People in Nevada will sometimes get into arguments with others. These arguments can be domestic in nature or they can be between two strangers. These arguments can often be resolved peacefully, but sometimes the situation becomes very heated and one of the parties involved will be accused of committing assault or battery. There are significant distinctions between these two crimes; they are not the same thing. Nevada statutes define these two crimes and address the penalties a person will face if convicted of assault or battery.

Under Nevada law, assault takes place in two circumstances. One is if a person unlawfully tries to use physical force against a second person. The other is if a person intentionally puts a second person in reasonable fear that they will suffer immediate physical injury. Therefore, a person can commit the crime of assault even if they never even lay a finger on the other person.
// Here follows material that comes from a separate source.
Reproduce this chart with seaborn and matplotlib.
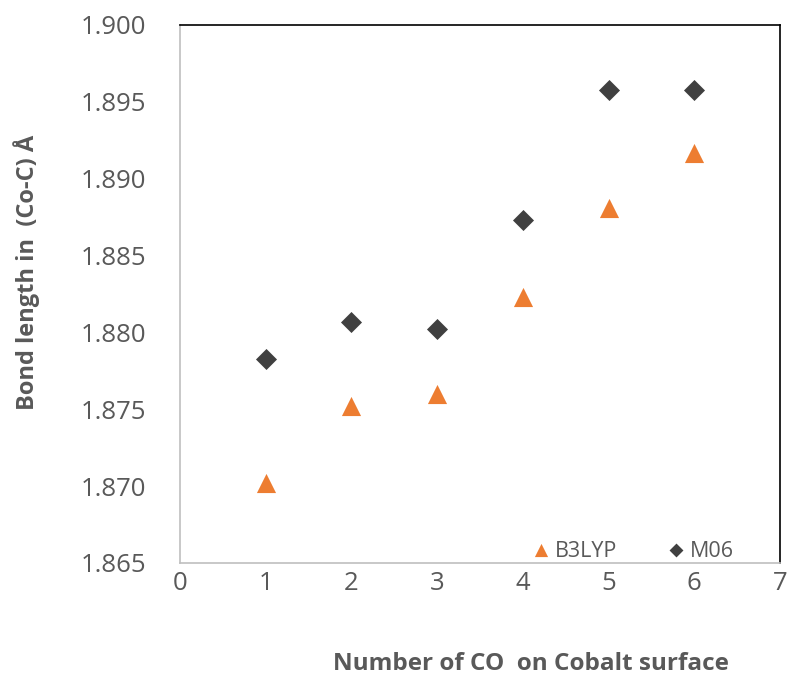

Battery, under Nevada law, is different from assault. Under Nevada law, battery takes place when one person purposely and unlawfully uses force against or commits a violent act upon a second person. Therefore, if a person unlawfully physically injures a person, this could constitute the crime of battery.
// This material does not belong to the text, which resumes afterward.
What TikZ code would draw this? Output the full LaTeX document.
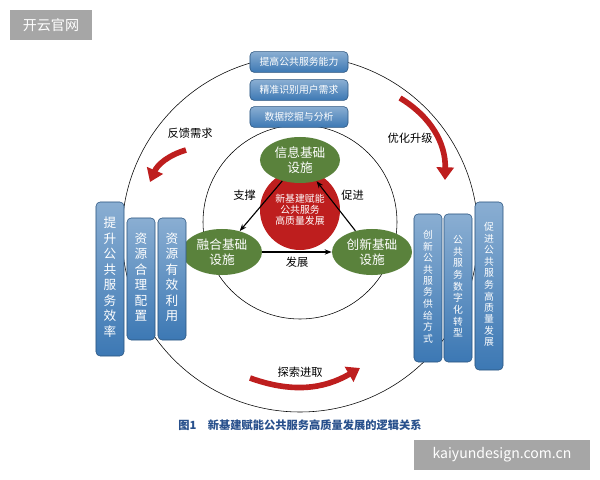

It is entirely possible that a person can commit both assault and battery based on the same facts of a case. In either case, a person faces stiff penalties, including the possibility of prison time and fines, if they commit one or both of these crimes. These penalties are heightened depending on whether a deadly weapon is used and whether the crime was committed against certain categories of persons, such as police officers.

When it comes to assault, battery or any other crime, it is up to the prosecution to prove the accused committed each element of the crime beyond a reasonable doubt to secure a conviction. For example, what constitutes "reasonable fear" for the purpose of assault charges is highly dependent on the facts of a person's case. Those who are accused of assault or battery will want to make sure they develop a solid argument in their favor to counter the charges they face.